_Directive_
Write out the whole of the material exactly.

start

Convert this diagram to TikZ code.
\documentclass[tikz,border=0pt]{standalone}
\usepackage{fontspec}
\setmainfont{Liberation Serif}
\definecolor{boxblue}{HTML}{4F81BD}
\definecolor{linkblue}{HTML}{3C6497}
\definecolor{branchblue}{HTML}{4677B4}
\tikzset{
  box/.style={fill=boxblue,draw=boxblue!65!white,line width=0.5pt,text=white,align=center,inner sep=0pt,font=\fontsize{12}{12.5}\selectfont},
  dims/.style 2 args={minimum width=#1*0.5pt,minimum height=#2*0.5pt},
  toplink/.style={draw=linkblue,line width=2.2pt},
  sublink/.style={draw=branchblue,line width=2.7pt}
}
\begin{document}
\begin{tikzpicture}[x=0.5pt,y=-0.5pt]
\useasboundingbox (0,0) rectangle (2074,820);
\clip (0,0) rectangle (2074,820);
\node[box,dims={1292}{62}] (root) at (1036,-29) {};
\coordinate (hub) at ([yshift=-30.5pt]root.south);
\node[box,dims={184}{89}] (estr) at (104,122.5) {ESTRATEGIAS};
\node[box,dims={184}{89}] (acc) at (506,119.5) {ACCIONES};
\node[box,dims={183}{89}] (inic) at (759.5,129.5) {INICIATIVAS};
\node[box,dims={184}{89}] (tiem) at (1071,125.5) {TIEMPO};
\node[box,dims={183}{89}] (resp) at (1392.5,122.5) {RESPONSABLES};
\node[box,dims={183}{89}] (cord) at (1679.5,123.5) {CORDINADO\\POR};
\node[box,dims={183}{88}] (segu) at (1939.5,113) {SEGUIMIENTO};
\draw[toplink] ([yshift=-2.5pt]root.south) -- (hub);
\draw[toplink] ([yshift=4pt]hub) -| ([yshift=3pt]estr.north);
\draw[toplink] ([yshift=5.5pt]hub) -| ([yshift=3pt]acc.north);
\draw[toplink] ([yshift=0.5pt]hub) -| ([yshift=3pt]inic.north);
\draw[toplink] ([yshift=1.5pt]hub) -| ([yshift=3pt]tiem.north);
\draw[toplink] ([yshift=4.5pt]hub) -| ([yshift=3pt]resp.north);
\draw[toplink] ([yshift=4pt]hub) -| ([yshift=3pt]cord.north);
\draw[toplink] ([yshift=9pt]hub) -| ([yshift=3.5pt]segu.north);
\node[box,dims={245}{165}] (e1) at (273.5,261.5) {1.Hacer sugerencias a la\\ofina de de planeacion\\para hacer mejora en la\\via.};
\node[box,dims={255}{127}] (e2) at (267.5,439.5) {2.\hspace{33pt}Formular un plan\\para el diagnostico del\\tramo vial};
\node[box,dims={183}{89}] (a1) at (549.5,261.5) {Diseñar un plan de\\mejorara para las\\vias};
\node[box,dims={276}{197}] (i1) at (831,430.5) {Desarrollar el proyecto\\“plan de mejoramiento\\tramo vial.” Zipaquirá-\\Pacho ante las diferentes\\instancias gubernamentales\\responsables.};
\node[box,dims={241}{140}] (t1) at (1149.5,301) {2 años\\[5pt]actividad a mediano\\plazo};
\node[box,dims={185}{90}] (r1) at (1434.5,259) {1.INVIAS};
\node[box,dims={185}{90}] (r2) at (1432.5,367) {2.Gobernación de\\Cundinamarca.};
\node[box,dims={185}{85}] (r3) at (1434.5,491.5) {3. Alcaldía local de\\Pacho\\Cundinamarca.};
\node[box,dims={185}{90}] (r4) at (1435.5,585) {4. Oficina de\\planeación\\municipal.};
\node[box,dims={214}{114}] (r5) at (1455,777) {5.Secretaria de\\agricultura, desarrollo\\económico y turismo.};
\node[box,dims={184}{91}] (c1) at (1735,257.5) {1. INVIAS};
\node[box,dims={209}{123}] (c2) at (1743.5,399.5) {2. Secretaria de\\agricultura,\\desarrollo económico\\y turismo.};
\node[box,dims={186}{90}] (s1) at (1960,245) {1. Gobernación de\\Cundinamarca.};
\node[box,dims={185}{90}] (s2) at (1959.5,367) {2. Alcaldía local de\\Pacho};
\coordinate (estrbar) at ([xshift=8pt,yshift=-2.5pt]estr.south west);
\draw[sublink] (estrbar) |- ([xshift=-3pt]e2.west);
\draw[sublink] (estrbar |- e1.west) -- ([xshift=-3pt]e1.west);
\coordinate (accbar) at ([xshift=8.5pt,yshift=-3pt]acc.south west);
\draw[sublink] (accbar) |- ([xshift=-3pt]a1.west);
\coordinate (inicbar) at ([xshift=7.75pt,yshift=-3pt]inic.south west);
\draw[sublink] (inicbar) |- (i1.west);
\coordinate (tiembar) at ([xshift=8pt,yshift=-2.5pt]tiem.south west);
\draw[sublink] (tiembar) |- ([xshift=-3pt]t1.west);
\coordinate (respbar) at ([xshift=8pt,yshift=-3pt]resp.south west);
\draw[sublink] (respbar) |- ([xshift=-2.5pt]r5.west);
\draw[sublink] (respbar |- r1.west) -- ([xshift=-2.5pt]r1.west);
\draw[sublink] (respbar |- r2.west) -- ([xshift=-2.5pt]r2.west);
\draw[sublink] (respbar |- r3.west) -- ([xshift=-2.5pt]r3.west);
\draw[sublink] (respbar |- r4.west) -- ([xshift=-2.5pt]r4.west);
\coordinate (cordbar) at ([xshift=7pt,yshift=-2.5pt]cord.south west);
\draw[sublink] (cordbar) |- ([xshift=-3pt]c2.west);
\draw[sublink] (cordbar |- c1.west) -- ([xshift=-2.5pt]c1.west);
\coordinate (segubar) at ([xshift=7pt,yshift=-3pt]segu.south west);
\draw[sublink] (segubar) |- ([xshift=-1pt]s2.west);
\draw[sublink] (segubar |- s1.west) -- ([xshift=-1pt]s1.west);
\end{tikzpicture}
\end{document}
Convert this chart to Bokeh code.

end

_Output for this exercise_
Convert this diagram to TikZ code.
\documentclass[tikz,border=0pt]{standalone}
\usepackage{fontspec}
\setmainfont{Liberation Serif}
\definecolor{boxblue}{HTML}{4F81BD}
\definecolor{linkblue}{HTML}{3C6497}
\definecolor{branchblue}{HTML}{4677B4}
\tikzset{
  box/.style={fill=boxblue,draw=boxblue!65!white,line width=0.5pt,text=white,align=center,inner sep=0pt,font=\fontsize{12}{12.5}\selectfont},
  dims/.style 2 args={minimum width=#1*0.5pt,minimum height=#2*0.5pt},
  toplink/.style={draw=linkblue,line width=2.2pt},
  sublink/.style={draw=branchblue,line width=2.7pt}
}
\begin{document}
\begin{tikzpicture}[x=0.5pt,y=-0.5pt]
\useasboundingbox (0,0) rectangle (2074,820);
\clip (0,0) rectangle (2074,820);
\node[box,dims={1292}{62}] (root) at (1036,-29) {};
\coordinate (hub) at ([yshift=-30.5pt]root.south);
\node[box,dims={184}{89}] (estr) at (104,122.5) {ESTRATEGIAS};
\node[box,dims={184}{89}] (acc) at (506,119.5) {ACCIONES};
\node[box,dims={183}{89}] (inic) at (759.5,129.5) {INICIATIVAS};
\node[box,dims={184}{89}] (tiem) at (1071,125.5) {TIEMPO};
\node[box,dims={183}{89}] (resp) at (1392.5,122.5) {RESPONSABLES};
\node[box,dims={183}{89}] (cord) at (1679.5,123.5) {CORDINADO\\POR};
\node[box,dims={183}{88}] (segu) at (1939.5,113) {SEGUIMIENTO};
\draw[toplink] ([yshift=-2.5pt]root.south) -- (hub);
\draw[toplink] ([yshift=4pt]hub) -| ([yshift=3pt]estr.north);
\draw[toplink] ([yshift=5.5pt]hub) -| ([yshift=3pt]acc.north);
\draw[toplink] ([yshift=0.5pt]hub) -| ([yshift=3pt]inic.north);
\draw[toplink] ([yshift=1.5pt]hub) -| ([yshift=3pt]tiem.north);
\draw[toplink] ([yshift=4.5pt]hub) -| ([yshift=3pt]resp.north);
\draw[toplink] ([yshift=4pt]hub) -| ([yshift=3pt]cord.north);
\draw[toplink] ([yshift=9pt]hub) -| ([yshift=3.5pt]segu.north);
\node[box,dims={245}{165}] (e1) at (273.5,261.5) {1.Hacer sugerencias a la\\ofina de de planeacion\\para hacer mejora en la\\via.};
\node[box,dims={255}{127}] (e2) at (267.5,439.5) {2.\hspace{33pt}Formular un plan\\para el diagnostico del\\tramo vial};
\node[box,dims={183}{89}] (a1) at (549.5,261.5) {Diseñar un plan de\\mejorara para las\\vias};
\node[box,dims={276}{197}] (i1) at (831,430.5) {Desarrollar el proyecto\\“plan de mejoramiento\\tramo vial.” Zipaquirá-\\Pacho ante las diferentes\\instancias gubernamentales\\responsables.};
\node[box,dims={241}{140}] (t1) at (1149.5,301) {2 años\\[5pt]actividad a mediano\\plazo};
\node[box,dims={185}{90}] (r1) at (1434.5,259) {1.INVIAS};
\node[box,dims={185}{90}] (r2) at (1432.5,367) {2.Gobernación de\\Cundinamarca.};
\node[box,dims={185}{85}] (r3) at (1434.5,491.5) {3. Alcaldía local de\\Pacho\\Cundinamarca.};
\node[box,dims={185}{90}] (r4) at (1435.5,585) {4. Oficina de\\planeación\\municipal.};
\node[box,dims={214}{114}] (r5) at (1455,777) {5.Secretaria de\\agricultura, desarrollo\\económico y turismo.};
\node[box,dims={184}{91}] (c1) at (1735,257.5) {1. INVIAS};
\node[box,dims={209}{123}] (c2) at (1743.5,399.5) {2. Secretaria de\\agricultura,\\desarrollo económico\\y turismo.};
\node[box,dims={186}{90}] (s1) at (1960,245) {1. Gobernación de\\Cundinamarca.};
\node[box,dims={185}{90}] (s2) at (1959.5,367) {2. Alcaldía local de\\Pacho};
\coordinate (estrbar) at ([xshift=8pt,yshift=-2.5pt]estr.south west);
\draw[sublink] (estrbar) |- ([xshift=-3pt]e2.west);
\draw[sublink] (estrbar |- e1.west) -- ([xshift=-3pt]e1.west);
\coordinate (accbar) at ([xshift=8.5pt,yshift=-3pt]acc.south west);
\draw[sublink] (accbar) |- ([xshift=-3pt]a1.west);
\coordinate (inicbar) at ([xshift=7.75pt,yshift=-3pt]inic.south west);
\draw[sublink] (inicbar) |- (i1.west);
\coordinate (tiembar) at ([xshift=8pt,yshift=-2.5pt]tiem.south west);
\draw[sublink] (tiembar) |- ([xshift=-3pt]t1.west);
\coordinate (respbar) at ([xshift=8pt,yshift=-3pt]resp.south west);
\draw[sublink] (respbar) |- ([xshift=-2.5pt]r5.west);
\draw[sublink] (respbar |- r1.west) -- ([xshift=-2.5pt]r1.west);
\draw[sublink] (respbar |- r2.west) -- ([xshift=-2.5pt]r2.west);
\draw[sublink] (respbar |- r3.west) -- ([xshift=-2.5pt]r3.west);
\draw[sublink] (respbar |- r4.west) -- ([xshift=-2.5pt]r4.west);
\coordinate (cordbar) at ([xshift=7pt,yshift=-2.5pt]cord.south west);
\draw[sublink] (cordbar) |- ([xshift=-3pt]c2.west);
\draw[sublink] (cordbar |- c1.west) -- ([xshift=-2.5pt]c1.west);
\coordinate (segubar) at ([xshift=7pt,yshift=-3pt]segu.south west);
\draw[sublink] (segubar) |- ([xshift=-1pt]s2.west);
\draw[sublink] (segubar |- s1.west) -- ([xshift=-1pt]s1.west);
\end{tikzpicture}
\end{document}
Convert this chart to Bokeh code.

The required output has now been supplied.